But for some reason, Google has never shipped an actual shared inbox product that ties these pieces together.
Most teams I know end up with the same workaround: forward emails out of Gmail into yet another vendor. And with each hop, another third party gains access to customer data. It’s a strange situation, considering Workspace is supposed to be the communication core for companies.
Recently Google “announced” a shared inbox feature, but after digging into it, it looks like the same mailbox delegation system that has been around for years, simply repackaged as something new. Google does this surprisingly often.
What’s frustrating is the announcement itself, and the fact that Google has already built 95% of what’s needed for a real shared inbox. The last 5%, the part that would make it coherent and genuinely useful, never seems to arrive (like with other use cases).

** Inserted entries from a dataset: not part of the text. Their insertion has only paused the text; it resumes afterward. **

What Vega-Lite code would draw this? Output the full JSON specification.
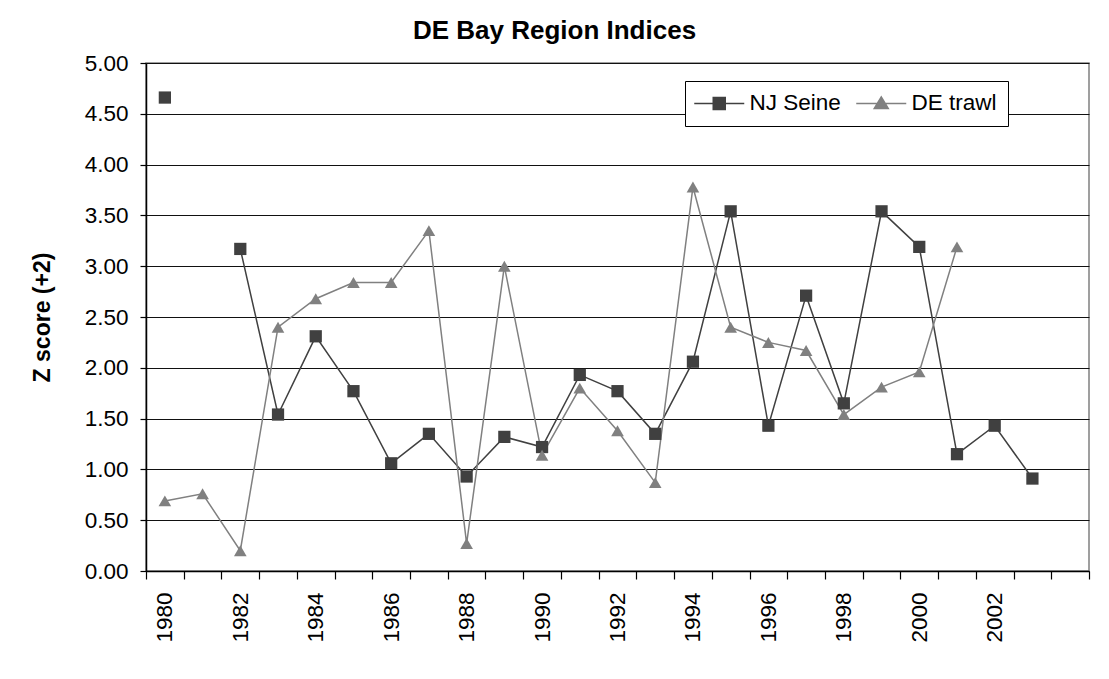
{
  "$schema": "https://vega.github.io/schema/vega-lite/v6.json",
  "width": 943,
  "height": 508,
  "autosize": {"type": "none"},
  "padding": {"left": 146, "top": 63, "right": 20, "bottom": 108},
  "background": "white",
  "title": {"text": "DE Bay Region Indices", "fontSize": 26, "font": "Liberation Sans", "fontWeight": "bold", "color": "black", "anchor": "middle", "dx": -63, "dy": 37, "offset": 24, "baseline": "alphabetic"},
  "config": {"view": {"stroke": "#808080", "strokeWidth": 1.5}},
  "data": {"values": [
    {"year": "1980", "series": "NJ Seine", "z": 4.66},
    {"year": "1981", "series": "NJ Seine", "z": null},
    {"year": "1982", "series": "NJ Seine", "z": 3.17},
    {"year": "1983", "series": "NJ Seine", "z": 1.54},
    {"year": "1984", "series": "NJ Seine", "z": 2.31},
    {"year": "1985", "series": "NJ Seine", "z": 1.77},
    {"year": "1986", "series": "NJ Seine", "z": 1.06},
    {"year": "1987", "series": "NJ Seine", "z": 1.35},
    {"year": "1988", "series": "NJ Seine", "z": 0.93},
    {"year": "1989", "series": "NJ Seine", "z": 1.32},
    {"year": "1990", "series": "NJ Seine", "z": 1.22},
    {"year": "1991", "series": "NJ Seine", "z": 1.93},
    {"year": "1992", "series": "NJ Seine", "z": 1.77},
    {"year": "1993", "series": "NJ Seine", "z": 1.35},
    {"year": "1994", "series": "NJ Seine", "z": 2.06},
    {"year": "1995", "series": "NJ Seine", "z": 3.54},
    {"year": "1996", "series": "NJ Seine", "z": 1.43},
    {"year": "1997", "series": "NJ Seine", "z": 2.71},
    {"year": "1998", "series": "NJ Seine", "z": 1.65},
    {"year": "1999", "series": "NJ Seine", "z": 3.54},
    {"year": "2000", "series": "NJ Seine", "z": 3.19},
    {"year": "2001", "series": "NJ Seine", "z": 1.15},
    {"year": "2002", "series": "NJ Seine", "z": 1.43},
    {"year": "2003", "series": "NJ Seine", "z": 0.91},
    {"year": "1980", "series": "DE trawl", "z": 0.69},
    {"year": "1981", "series": "DE trawl", "z": 0.76},
    {"year": "1982", "series": "DE trawl", "z": 0.20},
    {"year": "1983", "series": "DE trawl", "z": 2.40},
    {"year": "1984", "series": "DE trawl", "z": 2.68},
    {"year": "1985", "series": "DE trawl", "z": 2.84},
    {"year": "1986", "series": "DE trawl", "z": 2.84},
    {"year": "1987", "series": "DE trawl", "z": 3.35},
    {"year": "1988", "series": "DE trawl", "z": 0.27},
    {"year": "1989", "series": "DE trawl", "z": 3.00},
    {"year": "1990", "series": "DE trawl", "z": 1.14},
    {"year": "1991", "series": "DE trawl", "z": 1.80},
    {"year": "1992", "series": "DE trawl", "z": 1.38},
    {"year": "1993", "series": "DE trawl", "z": 0.87},
    {"year": "1994", "series": "DE trawl", "z": 3.78},
    {"year": "1995", "series": "DE trawl", "z": 2.40},
    {"year": "1996", "series": "DE trawl", "z": 2.25},
    {"year": "1997", "series": "DE trawl", "z": 2.17},
    {"year": "1998", "series": "DE trawl", "z": 1.54},
    {"year": "1999", "series": "DE trawl", "z": 1.81},
    {"year": "2000", "series": "DE trawl", "z": 1.96},
    {"year": "2001", "series": "DE trawl", "z": 3.19}
  ]},
  "encoding": {
    "x": {
      "field": "year", "type": "ordinal",
      "scale": {"type": "band", "domain": ["1980","1981","1982","1983","1984","1985","1986","1987","1988","1989","1990","1991","1992","1993","1994","1995","1996","1997","1998","1999","2000","2001","2002","2003","2004"], "paddingInner": 0, "paddingOuter": 0},
      "axis": {"title": null, "labelAngle": -90, "labelFontSize": 22.5, "labelFont": "Liberation Sans", "labelColor": "black",
        "labelExpr": "(toNumber(datum.value) % 2 == 0 && toNumber(datum.value) <= 2002) ? datum.value : ''",
        "tickBand": "extent", "tickSize": 8, "tickColor": "black", "tickWidth": 1.2, "domainColor": "black", "domainWidth": 1.5,
        "labelPadding": 13, "grid": false, "labelOverlap": false}
    },
    "y": {
      "field": "z", "type": "quantitative",
      "scale": {"domain": [0, 5], "nice": false, "zero": true},
      "axis": {"title": "Z score (+2)", "titleFontSize": 23, "titleFont": "Liberation Sans", "titleFontWeight": "bold", "titleColor": "black", "titlePadding": 30,
        "values": [0, 0.5, 1, 1.5, 2, 2.5, 3, 3.5, 4, 4.5, 5], "format": ".2f",
        "labelFontSize": 22.5, "labelFont": "Liberation Sans", "labelColor": "black", "labelPadding": 12,
        "tickSize": 6, "tickColor": "black", "tickWidth": 1.2, "domainColor": "black", "domainWidth": 1.5,
        "grid": true, "gridColor": "#111111", "gridWidth": 1}
    },
    "color": {
      "field": "series", "type": "nominal",
      "scale": {"domain": ["NJ Seine", "DE trawl"], "range": ["#404040", "#808080"]},
      "legend": {
        "orient": "none", "legendX": 539, "legendY": 18, "direction": "horizontal", "title": null,
        "labelFontSize": 22.5, "labelFont": "Liberation Sans", "labelColor": "black",
        "strokeColor": "black", "fillColor": "white", "padding": 11,
        "symbolSize": 400, "symbolOffset": 12, "labelOffset": 19, "columnPadding": 12, "symbolStrokeWidth": 1.5, "symbolOpacity": 1,
        "encode": {"symbols": {"update": {
          "shape": {"signal": "datum.value == 'NJ Seine' ? 'M-2.5,0H2.5M-0.6,-0.6H0.6V0.6H-0.6Z' : 'M-2.5,0H2.5M0,-0.65L0.7,0.5H-0.7Z'"},
          "fill": {"signal": "datum.value == 'NJ Seine' ? '#404040' : '#808080'"},
          "stroke": {"signal": "datum.value == 'NJ Seine' ? '#404040' : '#808080'"},
          "strokeWidth": {"value": 1.5},
          "opacity": {"value": 1}
        }}}
      }
    }
  },
  "layer": [
    {"mark": {"type": "line", "strokeWidth": 1.5, "invalid": "break-paths-filter-domains"}},
    {"transform": [{"filter": "datum.series == 'NJ Seine'"}],
     "mark": {"type": "point", "shape": "square", "filled": true, "opacity": 1, "strokeWidth": 0, "size": 150}},
    {"transform": [{"filter": "datum.series == 'DE trawl'"}],
     "mark": {"type": "point", "shape": "triangle-up", "filled": true, "opacity": 1, "strokeWidth": 0, "size": 160}}
  ]
}
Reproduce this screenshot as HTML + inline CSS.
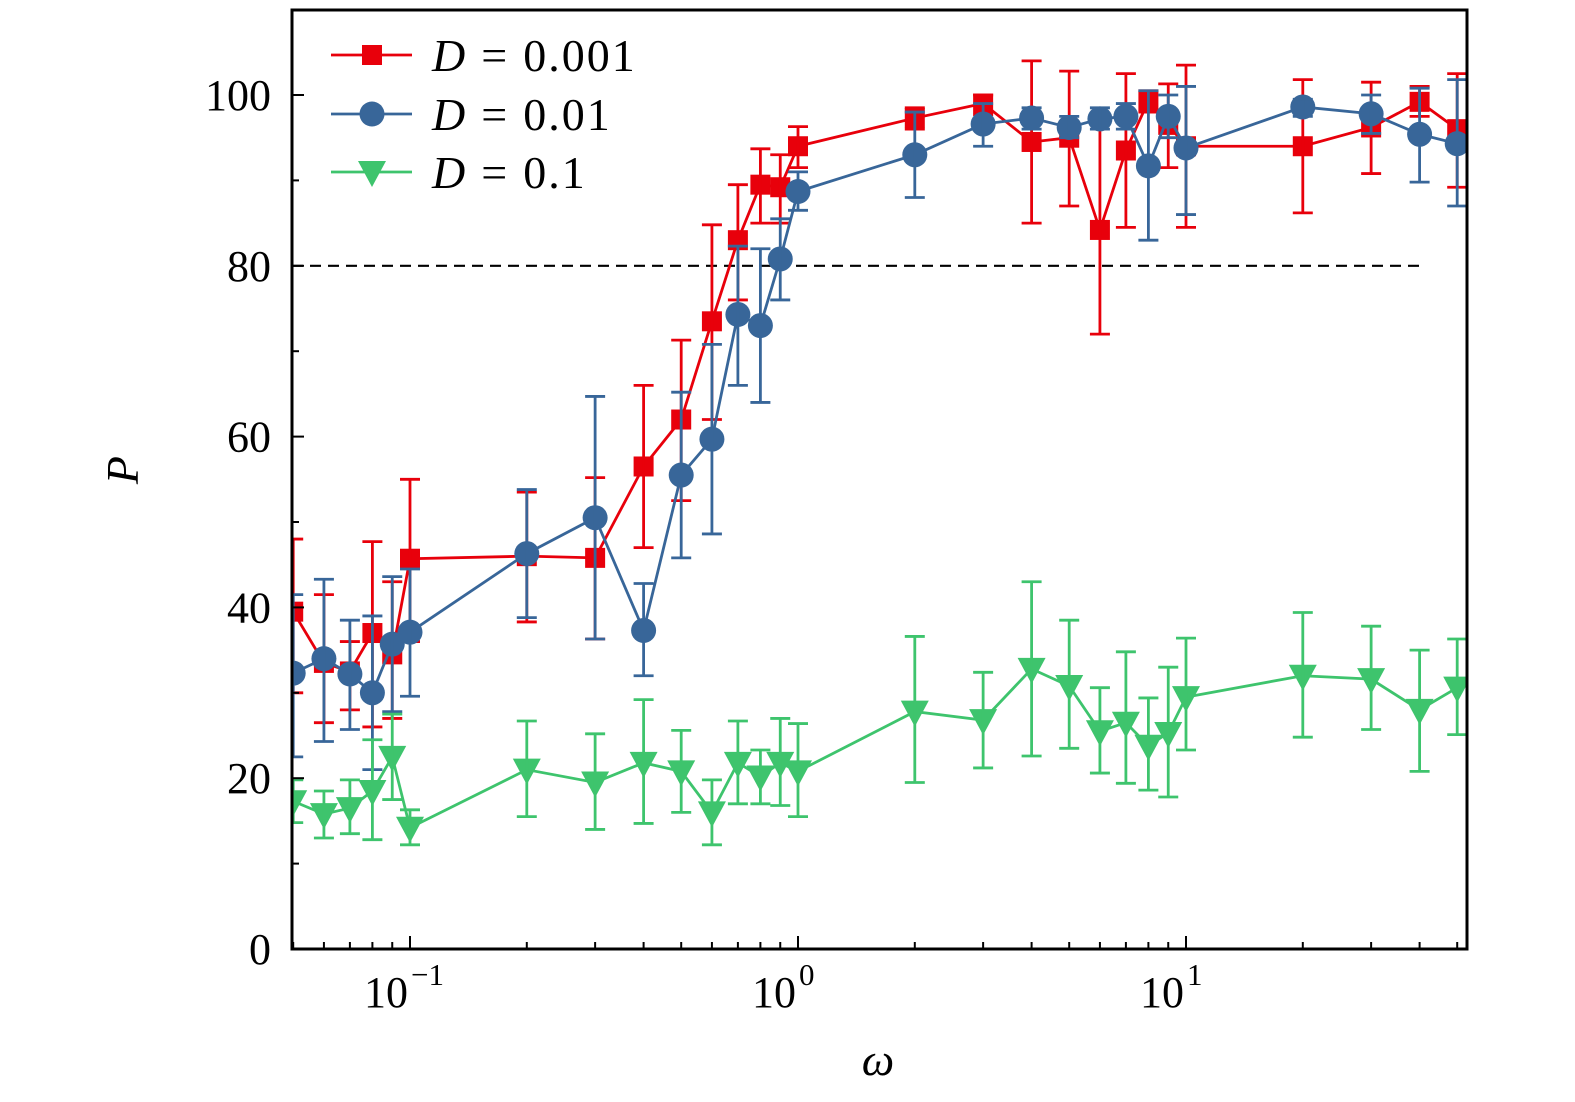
<!DOCTYPE html>
<html><head><meta charset="utf-8"><style>
body{margin:0;background:#fff}
svg{display:block}
text{font-family:"Liberation Serif","DejaVu Serif",serif;fill:#000}
</style></head><body>
<svg id="chart" width="1575" height="1102" xmlns="http://www.w3.org/2000/svg"></svg>
<script>
const xs=[0.05,0.06,0.07,0.08,0.09,0.1,0.2,0.3,0.4,0.5,0.6,0.7,0.8,0.9,1,2,3,4,5,6,7,8,9,10,20,30,40,50];
const redY=[39.5,33.5,32.5,37,34.5,45.7,46,45.8,56.5,62,73.5,83,89.5,89.2,94,97.3,99,94.5,95,84.2,93.5,99.3,96.5,94,94,96.2,99.2,96];
const redHi=[48,41.5,36,47.7,43,55,53.5,55.2,66,71.3,84.8,89.5,93.7,93,96.3,98.5,100,104,102.8,96.5,102.5,100.5,101.3,103.5,101.8,101.5,101,102.5];
const redLo=[30,26.5,28,26,27,36,38.3,36.3,47,52.5,62,76,85,85,91.5,96,97.7,85,87,72,84.5,98,91.5,84.5,86.2,90.8,97.5,89.2];
const blueY=[32.3,34,32.2,30,35.7,37.1,46.3,50.5,37.3,55.5,59.7,74.3,73,80.8,88.7,93,96.6,97.3,96.2,97.2,97.5,91.7,97.5,93.8,98.6,97.8,95.4,94.3];
const blueHi=[41.5,43.3,38.5,39,43.6,44.5,53.8,64.7,42.8,65.2,70.8,82.3,82,85.5,91,98,99,98.5,97.5,98.5,99,100.5,100,101,99.5,100,100.8,101.8];
const blueLo=[22.5,24.3,25.7,21,27.8,29.6,38.8,36.3,32,45.8,48.6,66,64,76,86.5,88,94,96,95,96,96,83,95,86,97.5,95.5,89.8,87];
const greenY=[17.3,15.8,16.5,18.5,22.5,14.2,21,19.5,21.8,20.8,16,21.8,20.2,21.8,20.8,27.8,26.8,32.8,30.8,25.5,26.5,23.8,25.3,29.5,32,31.6,28,30.6];
const greenHi=[19.8,18.5,19.8,24.5,27.5,16.3,26.7,25.2,29.2,25.6,19.8,26.7,23.3,27,26.4,36.6,32.4,43,38.5,30.6,34.8,29.4,33,36.4,39.4,37.8,35,36.3];
const greenLo=[14.8,13,13.5,12.8,17.5,12.2,15.5,14,14.7,16,12.2,17,17,16.8,15.5,19.5,21.2,22.6,23.5,20.6,19.4,18.6,17.8,23.3,24.8,25.7,20.8,25.1];
const yTicks=[0,20,40,60,80,100];
const xDecades=[-1,0,1];
const refLine=80;

const NS="http://www.w3.org/2000/svg";
const svg=document.getElementById('chart');
const L=292,R=1467,T=10,B=949;
const X=v=>798+388*Math.log10(v);
const Y=v=>949-8.54*v;
function el(tag,attrs,parent){const e=document.createElementNS(NS,tag);for(const k in attrs)e.setAttribute(k,attrs[k]);(parent||svg).appendChild(e);return e;}

const defs=el('defs',{});
const cp=el('clipPath',{id:'pc'},defs);
el('rect',{x:L,y:T,width:R-L,height:B-T},cp);

const rl=el('line',{x1:L,x2:X(40),y1:Y(refLine),y2:Y(refLine),stroke:'#000','stroke-width':2.2,'stroke-dasharray':'11,7'});



const series=[
 {name:'d-0.001',c:'#e8000b',y:redY,hi:redHi,lo:redLo,m:'sq'},
 {name:'d-0.01',c:'#386699',y:blueY,hi:blueHi,lo:blueLo,m:'ci'},
 {name:'d-0.1',c:'#3ec46d',y:greenY,hi:greenHi,lo:greenLo,m:'tri'}
];
function marker(g,m,cx,cy,c){
 if(m==='sq')return el('rect',{x:cx-10,y:cy-10,width:20,height:20,fill:c},g);
 if(m==='ci')return el('circle',{cx:cx,cy:cy,r:12.5,fill:c},g);
 return el('polygon',{points:`${cx-14},${cy-11} ${cx+14},${cy-11} ${cx},${cy+15}`,fill:c},g);
}
series.forEach(s=>{
 const g=el('g',{'clip-path':'url(#pc)'});
 
 
 el('polyline',{points:xs.map((x,i)=>X(x)+','+Y(s.y[i])).join(' '),fill:'none',stroke:s.c,'stroke-width':2.8},g);
 xs.forEach((x,i)=>{
  const cx=X(x);
  const mk=marker(g,s.m,cx,Y(s.y[i]),s.c);
  
  
  const eg=el('g',{stroke:s.c,'stroke-width':2.8},g);
  
  
  el('line',{x1:cx,x2:cx,y1:Y(s.hi[i]),y2:Y(s.lo[i])},eg);
  el('line',{x1:cx-10,x2:cx+10,y1:Y(s.hi[i]),y2:Y(s.hi[i])},eg);
  el('line',{x1:cx-10,x2:cx+10,y1:Y(s.lo[i]),y2:Y(s.lo[i])},eg);
 });
});

const fr=el('rect',{x:L,y:T,width:R-L,height:B-T,fill:'none',stroke:'#000','stroke-width':3});



yTicks.forEach(v=>{
 el('line',{x1:L,x2:L+12,y1:Y(v),y2:Y(v),stroke:'#000','stroke-width':2});
 const t=el('text',{x:271,y:Y(v)+15,'text-anchor':'end','font-size':44});
 t.textContent=v;
 
 
});
for(let v=10;v<=100;v+=20)el('line',{x1:L,x2:L+7,y1:Y(v),y2:Y(v),stroke:'#000','stroke-width':2});
xDecades.forEach(d=>{
 const x=X(Math.pow(10,d));
 el('line',{x1:x,x2:x,y1:B,y2:B-13,stroke:'#000','stroke-width':2});
 const t=el('text',{x:x-2,y:1007,'text-anchor':'end','font-size':44});
 t.textContent='10';
 
 
 const sup=el('text',{x:x+1,y:985,'font-size':31});
 sup.textContent=d<0?'\u2212'+(-d):String(d);
});
for(let d=-2;d<=1;d++)for(let k=2;k<=9;k++){const v=k*Math.pow(10,d);const x=X(v);if(x>L&&x<R)el('line',{x1:x,x2:x,y1:B,y2:B-7,stroke:'#000','stroke-width':2});}

const yt=el('text',{x:138,y:470,'font-size':46,'font-style':'italic','text-anchor':'middle',transform:'rotate(-90 138 470)'});
yt.textContent='P';
const xt=el('text',{x:878,y:1075,'font-size':46,'font-style':'italic','text-anchor':'middle'});
xt.textContent='ω';

const labels=['0.001','0.01','0.1'];
[55,114,172].forEach((ly,i)=>{
 const s=series[i];
 const g=el('g',{});
 
 
 el('line',{x1:331,x2:412,y1:ly,y2:ly,stroke:s.c,'stroke-width':2.8},g);
 marker(g,s.m,372,ly,s.c);
 const t=el('text',{x:432,y:ly+16,'font-size':46},g);
 t.innerHTML='<tspan font-style="italic">D</tspan><tspan dx="16">=</tspan><tspan dx="16" letter-spacing="2">'+labels[i]+'</tspan>';
});
</script>
</body></html>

That’s why we don’t really use Google Workspace to get actual team work done. All the pieces exist, but they’re not connected into anything that supports real collaboration or aligns with how modern teams actually work.
I’m not sure what the product philosophy behind Workspace is these days, but from the outside it feels increasingly disconnected from how teams actually work, and often seems to be trying to catch up in the wrong way, rather than being innovative. Has Google lost the plot here?
mareksotak•2h ago
It’s genuinely hard to understand the product reasoning when the missing pieces seem more about integration than invention.
Would actually love to hear from people who’ve worked inside Google or on Workspace: What stops this from becoming a real product targeting use cases people want? Is it technical debt, org structure, misaligned incentives, or something else?